D&D One-Shot Comic Shop
How to Run a D&D One-Shot at a Comic Shop: A Step-by-Step Guide for DMs
A comic shop one-shot is a live event, not a home campaign in disguise. If you want a tabletop RPG at a comic shop to feel smooth, you need fast onboarding, a visible finish line, and an adventure built to survive noise, walk-ins, and mixed experience levels.
Why comic shops feel different
The biggest mistake DMs make with a D&D one-shot comic shop event is prepping as if everyone already knows each other and the room belongs to the table. In a store, you are borrowing attention. People arrive late, trade card games finish beside you, and some players are tasting the hobby for the first time. That is why public-table prep rewards clarity over cleverness. If players instantly understand the mission and their options, the session feels polished even when the room is chaotic.
Strong default
4 players.
2 to 2.5 hours of real play.
1 page of character options.
1 visible objective.
The step-by-step guide
Step 1: Confirm the comic shop setup before players arrive.
A D&D one-shot comic shop event starts before initiative. Ask the store how long you really have, whether the table is reserved, how walk-ins are handled, and what noise level to expect. If the venue is near open play or card tournaments, plan for shorter explanations and louder scene framing. The less ambiguity you leave for the first five minutes, the smoother the table feels.
Step 2: Cap the table lower than you would at home.
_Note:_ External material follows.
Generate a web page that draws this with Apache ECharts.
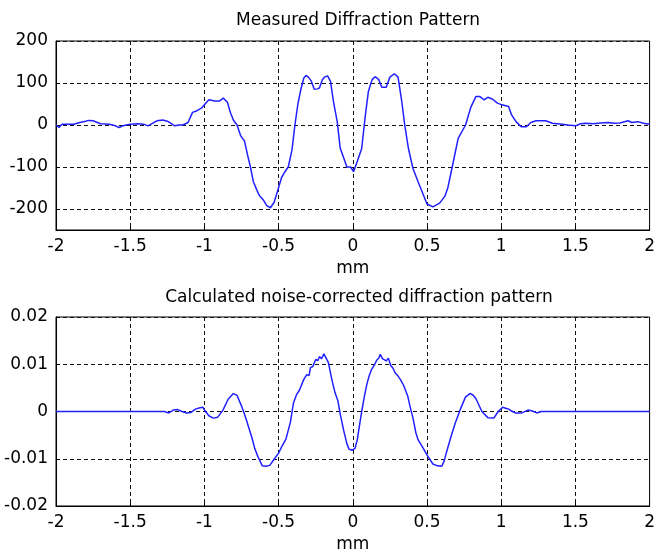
<!DOCTYPE html>
<html>
<head>
<meta charset="utf-8">
<script src="https://cdn.jsdelivr.net/npm/echarts@6/dist/echarts.min.js"></script>
<style>
html,body{margin:0;padding:0;background:#fff;}
#chart{width:658px;height:555px;}
</style>
</head>
<body>
<div id="chart"></div>
<script>
// ---------- data ----------
const measuredTitle = 'Measured Diffraction Pattern';
const correctedTitle = 'Calculated noise-corrected diffraction pattern';
const xName = 'mm';

const xTicks = [-2, -1.5, -1, -0.5, 0, 0.5, 1, 1.5, 2];
const measuredTicks = [-200, -100, 0, 100, 200];
const correctedTicks = [-0.02, -0.01, 0, 0.01, 0.02];

const measuredMm = [
  -2.00,-1.98,-1.96,-1.92,-1.88,-1.84,-1.80,-1.78,-1.75,-1.70,-1.64,-1.60,-1.575,-1.55,-1.50,-1.45,-1.41,-1.38,-1.35,-1.32,
  -1.28,-1.25,-1.235,-1.20,-1.17,-1.145,-1.11,-1.08,-1.05,-1.02,-1.00,-0.97,-0.93,-0.90,-0.873,-0.845,-0.825,-0.805,-0.78,-0.755,
  -0.73,-0.71,-0.69,-0.67,-0.65,-0.63,-0.60,-0.58,-0.555,-0.53,-0.505,-0.48,-0.455,-0.435,-0.41,-0.39,-0.37,-0.35,-0.33,-0.315,
  -0.30,-0.28,-0.26,-0.24,-0.225,-0.205,-0.19,-0.17,-0.15,-0.13,-0.105,-0.085,-0.06,-0.04,-0.015,0.005,0.03,0.06,0.085,0.105,
  0.13,0.15,0.175,0.195,0.225,0.25,0.28,0.305,0.33,0.35,0.375,0.405,0.44,0.475,0.50,0.54,0.585,0.62,0.64,0.67,
  0.71,0.76,0.795,0.83,0.855,0.885,0.91,0.94,0.975,1.005,1.05,1.07,1.10,1.135,1.17,1.20,1.235,1.30,1.345,1.41,
  1.45,1.50,1.535,1.57,1.62,1.67,1.72,1.76,1.80,1.855,1.88,1.92,1.96,2.00
];
const measured = [
  0,-6,2,2,2,6,9,11,10,3,2,-2,-6,-2,2,3,2,-2,4,10,
  12,9,6,-2,0,0,6,30,34,40,48,60,57,57,64,54,30,12,0,-26,
  -38,-70,-100,-135,-152,-168,-180,-192,-197,-184,-155,-125,-110,-100,-60,0,50,85,112,118,
  114,105,85,86,88,108,114,117,104,55,8,-55,-80,-100,-100,-111,-87,-56,24,80,
  108,115,108,90,90,114,122,114,56,0,-56,-103,-135,-166,-188,-195,-186,-170,-150,-100,
  -32,0,42,68,68,60,66,62,52,48,44,24,8,-4,-4,6,10,10,4,2,
  0,-2,3,4,3,5,6,4,5,10,6,8,4,2
];

const correctedMm = [
  -2.00,-1.27,-1.24,-1.21,-1.18,-1.15,-1.12,-1.09,-1.06,-1.03,-1.01,-0.995,-0.97,-0.94,-0.91,-0.875,-0.84,-0.805,-0.78,-0.75,
  -0.72,-0.705,-0.68,-0.66,-0.64,-0.61,-0.585,-0.56,-0.53,-0.50,-0.475,-0.45,-0.42,-0.40,-0.38,-0.36,-0.33,-0.31,-0.295,-0.285,
  -0.27,-0.25,-0.235,-0.225,-0.21,-0.195,-0.18,-0.165,-0.14,-0.12,-0.10,-0.085,-0.06,-0.04,-0.025,-0.005,0.015,0.03,0.045,0.06,
  0.08,0.095,0.11,0.125,0.145,0.16,0.175,0.185,0.20,0.21,0.225,0.24,0.255,0.27,0.285,0.305,0.32,0.34,0.37,0.39,
  0.405,0.425,0.44,0.46,0.475,0.50,0.52,0.54,0.57,0.60,0.615,0.63,0.66,0.69,0.725,0.76,0.79,0.81,0.83,0.87,
  0.91,0.95,0.98,1.01,1.03,1.05,1.07,1.095,1.14,1.18,1.21,1.24,1.27,2.00
];
const corrected = [
  0,0,-0.0003,0.0003,0.0004,0,-0.0003,-0.0002,0.0005,0.0008,0.0009,0.0001,-0.0009,-0.0014,-0.0012,0.0003,0.0026,0.0038,0.0034,0.0012,
  -0.0015,-0.003,-0.0055,-0.0079,-0.0095,-0.0115,-0.0116,-0.0114,-0.0101,-0.0088,-0.0072,-0.0058,-0.0022,0.0018,0.0035,0.0045,0.0068,0.0078,0.0076,0.0093,
  0.0095,0.0110,0.0108,0.0116,0.0112,0.0122,0.0113,0.0104,0.0066,0.0040,0.0022,-0.0005,-0.0042,-0.0068,-0.0080,-0.0082,-0.0078,-0.0060,-0.0030,0.0000,
  0.0035,0.0058,0.0075,0.0088,0.0098,0.0108,0.0113,0.0121,0.0112,0.0114,0.0107,0.0113,0.0098,0.0092,0.0082,0.0075,0.0068,0.0057,0.0033,0.0005,
  -0.0013,-0.0045,-0.0060,-0.0070,-0.0078,-0.0092,-0.0102,-0.0111,-0.0115,-0.0116,-0.0105,-0.0088,-0.0055,-0.0025,0.0005,0.0031,0.0038,0.0035,0.0027,0.0,
  -0.0013,-0.0014,0.0000,0.0009,0.0007,0.0005,0.0001,-0.0003,-0.0003,0.0003,0.0001,-0.0003,0.0,0
];

// ---------- chart ----------
const zip = (a, b) => a.map((v, i) => [v, b[i]]);
const FONT = 'DejaVu Sans';
const labelStyle = { color: '#000', fontFamily: FONT, fontSize: 17 };
const dashed = { show: true, lineStyle: { color: '#111', width: 1, type: [4, 3] } };
const lineColor = '#2020ff';

function xAxisOf(gridIndex) {
  return {
    gridIndex, type: 'value', min: xTicks[0], max: xTicks[xTicks.length - 1], interval: 0.5,
    name: xName, nameLocation: 'middle', nameGap: 30,
    nameTextStyle: labelStyle,
    axisLine: { show: true, onZero: false, lineStyle: { color: '#000', width: 1 } },
    axisTick: { show: true, inside: true, length: 4, lineStyle: { color: '#000' } },
    axisLabel: Object.assign({ margin: 8, showMinLabel: true, showMaxLabel: true }, labelStyle),
    splitLine: dashed
  };
}
function yAxisOf(gridIndex, min, max, ticks) {
  return {
    gridIndex, type: 'value', min, max,
    axisLine: { show: true, onZero: false, lineStyle: { color: '#000', width: 1 } },
    axisTick: { show: true, inside: true, length: 4, customValues: ticks, lineStyle: { color: '#000' } },
    axisLabel: Object.assign({ margin: 8, customValues: ticks }, labelStyle),
    splitLine: dashed
  };
}

const chart = echarts.init(document.getElementById('chart'), null, { renderer: 'canvas' });
chart.setOption({
  backgroundColor: '#fff',
  animation: false,
  title: [
    { text: measuredTitle, left: 353, top: 7, textAlign: 'center',
      textStyle: { color: '#000', fontFamily: FONT, fontSize: 17, fontWeight: 'normal' } },
    { text: correctedTitle, left: 354, top: 284, textAlign: 'center',
      textStyle: { color: '#000', fontFamily: FONT, fontSize: 17, fontWeight: 'normal' } }
  ],
  grid: [
    { left: 56, top: 41, width: 599, height: 189, show: true, borderColor: '#000', borderWidth: 1, backgroundColor: '#fff' },
    { left: 56, top: 317, width: 599, height: 189, show: true, borderColor: '#000', borderWidth: 1, backgroundColor: '#fff' }
  ],
  xAxis: [xAxisOf(0), xAxisOf(1)],
  yAxis: [yAxisOf(0, -250, 200, measuredTicks), yAxisOf(1, -0.02, 0.02, correctedTicks)],
  series: [
    { type: 'line', xAxisIndex: 0, yAxisIndex: 0, data: zip(measuredMm, measured),
      showSymbol: false, smooth: false, z: 5, lineStyle: { color: lineColor, width: 1.5 } },
    { type: 'line', xAxisIndex: 1, yAxisIndex: 1, data: zip(correctedMm, corrected),
      showSymbol: false, smooth: false, z: 5, lineStyle: { color: lineColor, width: 1.5 } }
  ]
});
</script>
</body>
</html>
For a tabletop RPG at a comic shop, four players is the sweet spot. Five is still manageable if your adventure is tight and your character sheets are simple. Six only works when you are deliberately running a light, fast format. Public tables lose time to introductions, rules questions, and side chatter, so the same player count that feels fine in a home campaign can drag badly in a store.
Step 3: Give people quick-start characters instead of a blank sheet.
Character creation is usually the wrong use of comic shop time. Bring a small spread of pre-built options with one sentence of identity, one obvious combat move, and one social angle each. Players still get agency because they can choose a style they understand immediately, but you avoid a 25-minute rules tutorial before the adventure even begins.
Step 4: Use a pre-built module with a visible objective.
Running D&D at a game store gets easier when the structure already exists. Pick or generate a module with a clean opener, a midpoint complication, and a finale that can start no later than the last third of your slot. The best store adventures answer three questions right away: what are we trying to do, what is in the way, and what happens if we fail?
Step 5: Run the table like an event host, not a novelist.
At a comic shop, pacing beats lore. Summarize options when players stall, keep initiative visible, and tell the group when you are compressing travel or skipping a scene to stay on schedule. Nobody feels cheated if the session lands cleanly. People do feel cheated when a public one-shot fizzles in the parking lot because the finale never happened.
Player count tips that actually hold up
If you are running D&D at a game store for brand-new players, optimize for turn speed, not table capacity. Four players gives each person enough spotlight while still letting you finish three encounters in a public slot. At five players, trim encounter complexity and cut any puzzle that requires long private discussion. At six, you need to run a very light rules set or accept that the finale may become a montage.
A useful rule: every added player costs more time than you think. Public tables have extra explanations, snack breaks, and side questions from people browsing the store. If the shop asks for a larger sign-up list, consider two tables instead of one bloated table that nobody remembers fondly.
Quick-start character menu
Give each sheet one strong sentence, one signature move, and one reason to join the mission. These four options cover most tables:
Frontliner
Simple turns, clear positioning, and an obvious job: protect the table and hit the problem.
Sneak
Great for newer players who want a strong fantasy fast: scout ahead, find trouble, strike hard once.
Blaster
One or two signature spells, one utility trick, and a short list of what to do when the room gets crowded.
Face
The easy social handle for public tables: talk first, calm NPCs, and keep the group pointed in one direction.
Use a pre-built module and let the structure do the work
This is where most DMs save or lose the night. Do not bring a loose premise and hope the store energy fills in the gaps. Bring a module. If you want ideas, start with our round-up of the best D&D one-shot modules for board game night and pick something with one obvious objective and a clear stopping point.
If the venue is more store-demo than private session, the pacing advice in the game store one-shot starter guide also applies here: keep the branches narrow, the stakes visible, and the finale close enough that you can reach it even if introductions run long.
A good comic shop module usually needs only three scenes: the hook, the complication, and the payoff. That is enough room for one social beat, one obstacle, and one satisfying ending. More than that is often ambition disguised as prep.
Simple hosting rules for public tables
Open with the hook before the full rules explanation. Players learn faster when they know why they care.
Use table tents or folded name cards so strangers can address each other immediately.
Call for decisions in plain language first, then translate to mechanics only when needed.
Set a midpoint time check out loud so everyone understands when you start trimming scenes.
End with one reward, one consequence, and one final image the players can repeat on the drive home.